As your district commits to accessibility and creating an inclusive design, it’s likely that some aspects of the process are getting easier. You and your staff have made a habit of adding alt text to every image. You’re being cognizant of whether the calls-to-action on your website provide context rather than just saying “click here.” It’s also likely you are finding that despite best efforts, tables and PDFs are hard to let go, even though you know they aren't the best option.
In addition to being potential accessibility concerns, these non-reader-friendly components of your website are hurting your search performance and leading to redundancy in design. In this article, I will offer some accessible alternatives with considerable upside.
What’s wrong with PDFs?
When PDFs first hit the scene in 1991, the Portable Document Format was groundbreaking, allowing people to share writings and collaborate without risk of the formatting being changed or misinterpreted by a different operating system or word processing program.

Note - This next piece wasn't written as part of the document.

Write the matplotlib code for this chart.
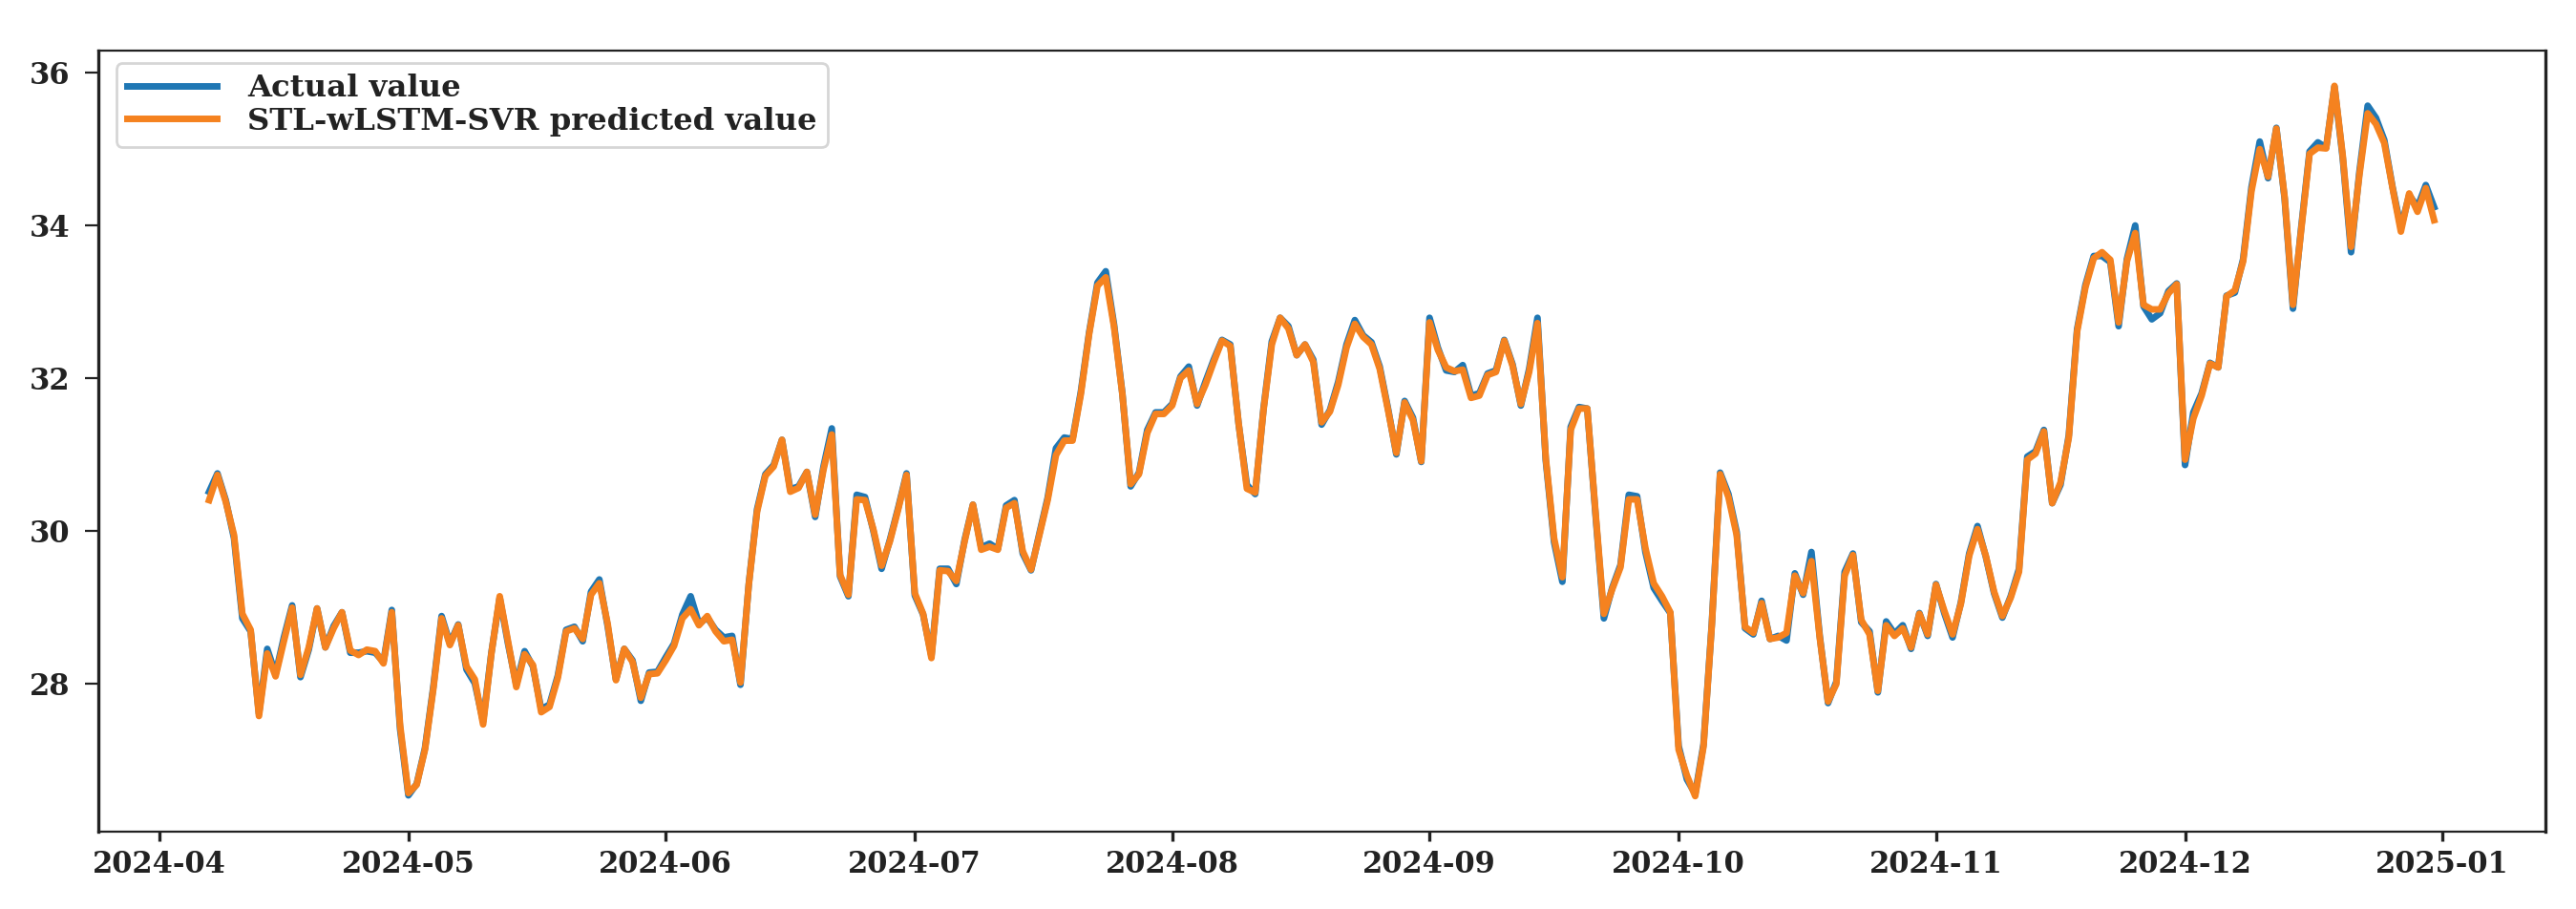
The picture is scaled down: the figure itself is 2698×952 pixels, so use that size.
import numpy as np
import pandas as pd
import matplotlib
matplotlib.use('Agg')
import matplotlib.pyplot as plt
import matplotlib.dates as mdates

plt.rcParams['font.family'] = ['DejaVu Serif']
plt.rcParams['font.weight'] = 'bold'

# Daily series, 2024-04-07 .. 2024-12-31 (month by month)
dates = pd.date_range('2024-04-07', '2024-12-31', freq='D')

actual = [
    # Apr
    30.51, 30.75, 30.40, 29.90, 28.85, 28.68, 27.60, 28.45, 28.12, 28.60, 29.02, 28.08,
    28.44, 28.98, 28.47, 28.75, 28.93, 28.40, 28.40, 28.42, 28.40, 28.28, 28.96, 27.40,
    # May
    26.53, 26.68, 27.15, 27.95, 28.88, 28.52, 28.77, 28.18, 28.00, 27.50, 28.40, 29.12,
    28.52, 27.98, 28.42, 28.22, 27.66, 27.72, 28.10, 28.70, 28.74, 28.55, 29.20, 29.36,
    28.75, 28.05, 28.45, 28.30, 27.77, 28.14, 28.15,
    # Jun
    28.34, 28.52, 28.90, 29.14, 28.78, 28.86, 28.70, 28.60, 28.62, 27.98, 29.30, 30.28,
    30.74, 30.86, 31.19, 30.54, 30.58, 30.77, 30.18, 30.84, 31.34, 29.40, 29.14, 30.47,
    30.44, 30.00, 29.50, 29.88, 30.30, 30.75,
    # Jul
    29.15, 28.90, 28.36, 29.50, 29.50, 29.30, 29.88, 30.34, 29.78, 29.83, 29.76, 30.33,
    30.40, 29.70, 29.48, 29.96, 30.43, 31.08, 31.22, 31.20, 31.82, 32.60, 33.25, 33.40,
    32.70, 31.80, 30.58, 30.76, 31.32, 31.55, 31.55,
    # Aug
    31.66, 32.02, 32.15, 31.64, 31.95, 32.24, 32.50, 32.44, 31.40, 30.60, 30.48, 31.60,
    32.48, 32.79, 32.68, 32.30, 32.44, 32.24, 31.39, 31.58, 31.95, 32.44, 32.76, 32.56,
    32.47, 32.15, 31.60, 31.00, 31.70, 31.48, 30.90,
    # Sep
    32.79, 32.40, 32.10, 32.08, 32.17, 31.77, 31.80, 32.06, 32.10, 32.50, 32.18, 31.64,
    32.12, 32.79, 30.92, 29.85, 29.33, 31.36, 31.62, 31.60, 30.20, 28.85, 29.25, 29.55,
    30.47, 30.45, 29.72, 29.25, 29.08, 28.92,
    # Oct
    27.18, 26.74, 26.55, 27.20, 28.78, 30.76, 30.48, 29.98, 28.72, 28.64, 29.08, 28.58,
    28.62, 28.56, 29.44, 29.16, 29.72, 28.62, 27.74, 28.02, 29.46, 29.70, 28.80, 28.68,
    27.88, 28.81, 28.65, 28.76, 28.45, 28.92, 28.62,
    # Nov
    29.30, 28.92, 28.60, 29.06, 29.70, 30.06, 29.66, 29.18, 28.86, 29.14, 29.50, 30.97,
    31.04, 31.32, 30.36, 30.60, 31.25, 32.64, 33.22, 33.60, 33.60, 33.52, 32.68, 33.56,
    34.00, 32.94, 32.77, 32.85, 33.14, 33.24,
    # Dec
    30.86, 31.55, 31.80, 32.20, 32.14, 33.08, 33.12, 33.56, 34.50, 35.10, 34.62, 35.28,
    34.35, 32.91, 33.98, 34.97, 35.09, 35.02, 35.82, 34.88, 33.65, 34.70, 35.57, 35.41,
    35.12, 34.50, 33.97, 34.40, 34.24, 34.53, 34.24,
]

predicted = [
    # Apr
    30.40, 30.73, 30.38, 29.94, 28.91, 28.70, 27.57, 28.39, 28.09, 28.55, 28.99, 28.11,
    28.47, 28.98, 28.47, 28.72, 28.93, 28.43, 28.37, 28.44, 28.42, 28.26, 28.93, 27.45,
    # May
    26.56, 26.67, 27.13, 27.92, 28.85, 28.50, 28.76, 28.22, 28.05, 27.46, 28.39, 29.14,
    28.55, 27.95, 28.38, 28.24, 27.62, 27.69, 28.07, 28.68, 28.72, 28.58, 29.16, 29.31,
    28.78, 28.04, 28.45, 28.28, 27.81, 28.12, 28.13,
    # Jun
    28.30, 28.49, 28.85, 28.97, 28.76, 28.88, 28.68, 28.55, 28.57, 28.01, 29.29, 30.25,
    30.72, 30.84, 31.19, 30.51, 30.56, 30.77, 30.21, 30.80, 31.26, 29.42, 29.16, 30.41,
    30.40, 30.02, 29.54, 29.86, 30.28, 30.73,
    # Jul
    29.18, 28.91, 28.33, 29.48, 29.47, 29.34, 29.86, 30.34, 29.75, 29.79, 29.75, 30.30,
    30.36, 29.73, 29.49, 29.94, 30.40, 30.99, 31.18, 31.18, 31.79, 32.58, 33.21, 33.32,
    32.67, 31.79, 30.61, 30.74, 31.28, 31.53, 31.53,
    # Aug
    31.64, 32.00, 32.10, 31.66, 31.91, 32.21, 32.49, 32.42, 31.41, 30.55, 30.50, 31.58,
    32.44, 32.79, 32.65, 32.30, 32.44, 32.21, 31.42, 31.56, 31.91, 32.40, 32.71, 32.54,
    32.44, 32.12, 31.58, 31.02, 31.68, 31.45, 30.91,
    # Sep
    32.73, 32.37, 32.14, 32.09, 32.11, 31.74, 31.77, 32.04, 32.08, 32.49, 32.16, 31.66,
    32.08, 32.72, 30.95, 29.90, 29.39, 31.32, 31.60, 31.60, 30.23, 28.91, 29.23, 29.52,
    30.41, 30.41, 29.77, 29.31, 29.14, 28.93,
    # Oct
    27.13, 26.79, 26.52, 27.17, 28.76, 30.74, 30.44, 29.94, 28.74, 28.66, 29.05, 28.58,
    28.60, 28.66, 29.41, 29.18, 29.60, 28.60, 27.76, 27.99, 29.41, 29.68, 28.83, 28.64,
    27.90, 28.76, 28.62, 28.72, 28.47, 28.91, 28.64,
    # Nov
    29.29, 28.95, 28.64, 29.04, 29.67, 30.02, 29.67, 29.20, 28.88, 29.12, 29.46, 30.93,
    31.01, 31.30, 30.36, 30.63, 31.22, 32.61, 33.19, 33.57, 33.65, 33.55, 32.73, 33.53,
    33.90, 32.96, 32.90, 32.90, 33.11, 33.23,
    # Dec
    30.93, 31.47, 31.77, 32.19, 32.14, 33.07, 33.15, 33.53, 34.45, 35.00, 34.64, 35.27,
    34.37, 32.96, 33.95, 34.94, 35.02, 35.01, 35.83, 34.91, 33.72, 34.66, 35.47, 35.33,
    35.08, 34.49, 33.92, 34.42, 34.18, 34.49, 34.07,
]

y_ticks = [28, 30, 32, 34, 36]

fig = plt.figure(figsize=(13.49, 4.76), dpi=200)
ax = fig.add_axes([0.038, 0.0851, 0.9501, 0.8595])

ax.plot(dates, actual, color='#1f77b4', lw=2.5, label='Actual value')
ax.plot(dates, predicted, color='#f5821f', lw=2.5, label='STL-wLSTM-SVR predicted value')

ax.xaxis.set_major_locator(mdates.MonthLocator())
ax.xaxis.set_major_formatter(mdates.DateFormatter('%Y-%m'))
ax.set_yticks(y_ticks)

ax.tick_params(axis='x', labelsize=11, length=3.5, width=1.2, pad=3.5, colors='#222222')
ax.tick_params(axis='y', labelsize=11, length=5.2, width=0.8, pad=5.2, colors='#222222')
for side in ['left', 'right']:
    ax.spines[side].set_linewidth(1.2)
for side in ['top', 'bottom']:
    ax.spines[side].set_linewidth(0.8)
for s in ax.spines.values():
    s.set_color('#222222')

leg = ax.legend(loc='upper left', bbox_to_anchor=(0.0076, 0.9837), borderaxespad=0,
                fontsize=11.6, handlelength=2.9, handletextpad=1.0,
                labelspacing=0.1, borderpad=0.35)
for t in leg.get_texts():
    t.set_color('#222222')

fig.savefig('out.png', dpi=200)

They were/are a godsend for printed material, but they have now become a predictable weak point in many districts’ content libraries. While in the immediate, the convenience of uploading a PDF outweighs developing a new page or section on your website, oftentimes you’re creating more work for yourself and your community.
Before uploading a PDF ask yourself, “What is this for?”
If the document is something participatory in nature (like a registration form or an athletics liability waiver) why not make it a form? Finalsite Forms both increases accessibility and usability because it maintains full functionality across all platforms, allowing users to submit responses from any device and earning you brownie points because -- let’s face it -- nobody wants to download a PDF, fill it out by hand, and scan it back over to the school or worse yet, pop into your school office for a paper application.
For popular content like lunch menus, rather than constantly re-uploading and replacing the new PDF with the current schedule, using Finalsite Calander Manager allows you to take advantage of Composer’s C.O.P.E (click once publish anywhere) technology. Users can create modular calendars which automatically publish changes made anywhere the element would appear on their website. This is also applicable to any such document which may be cyclical in nature, such as athletic schedules or monthly newsletters.
One useful alternative to PDFs is the accordion element. It’s ideal for PDFs which contain similar content, as it eliminates the need for excessive scrolling while organizing information into an easily searchable panel which is totally screen reader compatible and easily navigable. This is great for items such as curriculum guides, seen in use here on Fiinalsite client Simsbury Public Schools' website.
If you’d like to learn some strategies for increasing PDF Accessibility, this on-demand webinar Making PDFs Accessible and Modern PDF Alternatives is an excellent resource.
When in doubt, HTML
Your best bet for creating accessible content is always going to be creating an HTML page in place of linking PDFs which may not be screen reader compatible. Composer’s content editor features a built-in accessibility checker which uses technology from Finalsite’s partner Audioeye, the market leader for website accessibility, in order to check for potential issues such as missing alt text or descriptive link text and offer solutions before publishing. For a more in-depth look into the utility of this feature, this blog outlines how Composer simplifies web accessibility.
One design element that is often overlooked as a potential accessibility concern is the data Table. As it’s explained in this article by webAIM:
“The purpose of data tables is to present tabular information in a grid, or matrix, and to have columns or rows that show the meaning of the information in the grid. Sighted users can visually scan a table. They can quickly make visual associations between data in the table and their appropriate row and/or column headers. Someone that cannot see the table cannot make these visual associations, so proper markup must be used to make a programmatic association between elements within the table.”
For users unable to rely on visual context clues, a data table is pretty useless without the proper HTML mark-ups. Using Composer’s “layouts”, schools and districts are able to create similarly structured information grids which still contain the necessary alt text and row/column headers to ensure the content remains accessible.
As with all of the content listed above, this has the added benefit of increasing search performance. Alt text is inherently beneficial for SEO; as Google or other search engines crawl a page, elements with properly formatted alt text contribute to how the page is indexed and where it ranks.
Key Takeaways
There are always going to be uses for PDFs in the day-to-day logistics of emailing and sharing content internally, but when creating accessible content, your mantra should be “web first, print second.” Much of the messaging surrounding the accessibility conversation in the public education space paints ADA compliance as a means to an end, a way to avoid a fine. When you consider the added utility of accessible content as a means to enhance user experiences across the board and increase search performance, it becomes an opportunity rather than an obstacle.